Price/Book Ratio: there are a lot of ways to measure how much a stock should be worth; but one of the simplest methods that I like uses the stock’s Book Value, which for PLT is $18.70 and translates to a Price/Book ratio of 2.72 at the stock’s current price. The stock’s historical average Price/Book ratio is 4, meaning that the stock is currently sitting about 47% below that average. That puts a long-term target price for the stock at nearly $75, which sounds really attractive; but I have a hard time justifying that price given the fundamental concerns I see in the company’s operating profile.
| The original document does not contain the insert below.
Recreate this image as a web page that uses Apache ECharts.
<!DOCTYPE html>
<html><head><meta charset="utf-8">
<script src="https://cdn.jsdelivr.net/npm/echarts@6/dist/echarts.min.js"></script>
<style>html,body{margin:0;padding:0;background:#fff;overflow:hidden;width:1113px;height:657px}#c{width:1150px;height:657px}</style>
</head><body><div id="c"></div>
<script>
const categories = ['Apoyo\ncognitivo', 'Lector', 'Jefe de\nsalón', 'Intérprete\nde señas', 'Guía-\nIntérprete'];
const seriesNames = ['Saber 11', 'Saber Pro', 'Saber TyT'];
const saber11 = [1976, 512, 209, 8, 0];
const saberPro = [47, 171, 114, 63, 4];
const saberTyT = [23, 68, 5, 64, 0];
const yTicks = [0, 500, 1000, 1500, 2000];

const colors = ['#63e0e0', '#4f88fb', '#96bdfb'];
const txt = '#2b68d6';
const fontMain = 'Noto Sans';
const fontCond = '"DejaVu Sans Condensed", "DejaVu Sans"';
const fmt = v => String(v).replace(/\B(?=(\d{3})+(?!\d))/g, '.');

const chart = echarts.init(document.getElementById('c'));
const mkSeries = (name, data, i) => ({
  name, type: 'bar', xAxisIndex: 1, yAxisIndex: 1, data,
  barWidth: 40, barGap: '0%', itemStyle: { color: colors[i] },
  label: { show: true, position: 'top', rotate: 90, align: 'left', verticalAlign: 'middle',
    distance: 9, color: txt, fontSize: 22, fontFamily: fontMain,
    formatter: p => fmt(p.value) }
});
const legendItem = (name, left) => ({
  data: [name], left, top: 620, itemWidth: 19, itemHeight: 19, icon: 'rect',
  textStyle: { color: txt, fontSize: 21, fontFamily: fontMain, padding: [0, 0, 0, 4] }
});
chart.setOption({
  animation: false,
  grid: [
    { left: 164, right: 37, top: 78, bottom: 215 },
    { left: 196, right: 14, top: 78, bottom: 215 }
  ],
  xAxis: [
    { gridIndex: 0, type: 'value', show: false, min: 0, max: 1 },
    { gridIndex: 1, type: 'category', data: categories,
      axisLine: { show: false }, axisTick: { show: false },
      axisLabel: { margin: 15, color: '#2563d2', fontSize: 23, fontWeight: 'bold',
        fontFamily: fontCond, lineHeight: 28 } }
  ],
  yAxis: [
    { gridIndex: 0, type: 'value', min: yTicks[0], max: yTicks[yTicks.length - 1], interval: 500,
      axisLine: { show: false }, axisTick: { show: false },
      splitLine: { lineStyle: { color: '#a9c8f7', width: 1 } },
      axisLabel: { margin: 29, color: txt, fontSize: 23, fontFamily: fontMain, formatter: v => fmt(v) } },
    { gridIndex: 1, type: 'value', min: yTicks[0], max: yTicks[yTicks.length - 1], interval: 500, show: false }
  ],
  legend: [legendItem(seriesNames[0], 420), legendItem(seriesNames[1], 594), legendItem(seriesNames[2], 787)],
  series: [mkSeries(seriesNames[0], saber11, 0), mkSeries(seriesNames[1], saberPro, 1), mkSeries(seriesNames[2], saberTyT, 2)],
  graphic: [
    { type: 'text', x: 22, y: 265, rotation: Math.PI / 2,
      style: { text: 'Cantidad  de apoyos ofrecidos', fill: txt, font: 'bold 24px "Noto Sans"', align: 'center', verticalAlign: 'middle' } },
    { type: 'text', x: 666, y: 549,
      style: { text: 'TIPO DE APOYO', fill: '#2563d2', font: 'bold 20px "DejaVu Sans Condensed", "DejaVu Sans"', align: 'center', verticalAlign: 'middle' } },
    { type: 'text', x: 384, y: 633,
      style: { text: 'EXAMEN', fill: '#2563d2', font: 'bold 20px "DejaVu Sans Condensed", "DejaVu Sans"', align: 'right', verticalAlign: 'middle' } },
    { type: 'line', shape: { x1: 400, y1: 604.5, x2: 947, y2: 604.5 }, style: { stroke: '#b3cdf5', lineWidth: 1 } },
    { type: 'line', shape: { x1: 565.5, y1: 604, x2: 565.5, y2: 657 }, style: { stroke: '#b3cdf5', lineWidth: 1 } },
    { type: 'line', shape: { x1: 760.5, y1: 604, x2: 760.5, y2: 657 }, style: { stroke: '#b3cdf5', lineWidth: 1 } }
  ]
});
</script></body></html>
Another counter is the fact the stock is a little more than 17% above its historical Price/Cash Flow average, which puts a “fair value” for the stock at only around $42 per share, and also suggests the stock would have to drop to about $35 per share before I would really be willing to say the stock is a great value.

Technical Profile

Here’s a look at the stock’s latest technical chart.

Current Price Action/Trends and Pivots: The red diagonal line measures the length of the stock’s downward trend from around $82 beginning in July of 2018, until the end of December when it bottomed around $31; it also informs the Fibonacci trend retracement lines shown on the right side of the chart. The stock has rallied nearly 65% from that low point. Since that low, and into the end of February,  the stock rallied to about $50, with the stock consolidating through all of last month between $50 on the high end (also demonstrated by the 38.2 Fibonacci retracement line) and support at around $44 per share. The stock currently looks poised to push above that resistance; if it can hold above $51, the stock should see good short-term momentum to test the next resistance, around $56.50, or possibly $62 around the 61.8% retracement line. A break below support at $44 could see the stock retest its trend and multi-year low at $31 per share.

Near-term Keys: From a value-oriented standpoint, there really isn’t enough to justify any kind of a long-term bullish forecast for the stock right now; I would wait to see the company’s pattern of negative Net Income reverse and turn positive before I took any kind of long-term position seriously. If you’re willing to work with a short-term, momentum-based trade, a push above $51 could be an interesting signal for a bullish trade using call options or the stock itself. Be alert, however for a drop below support at $44; that would be a strong signal to short the stock or buy put options with a target anywhere between $31 and $35 per share.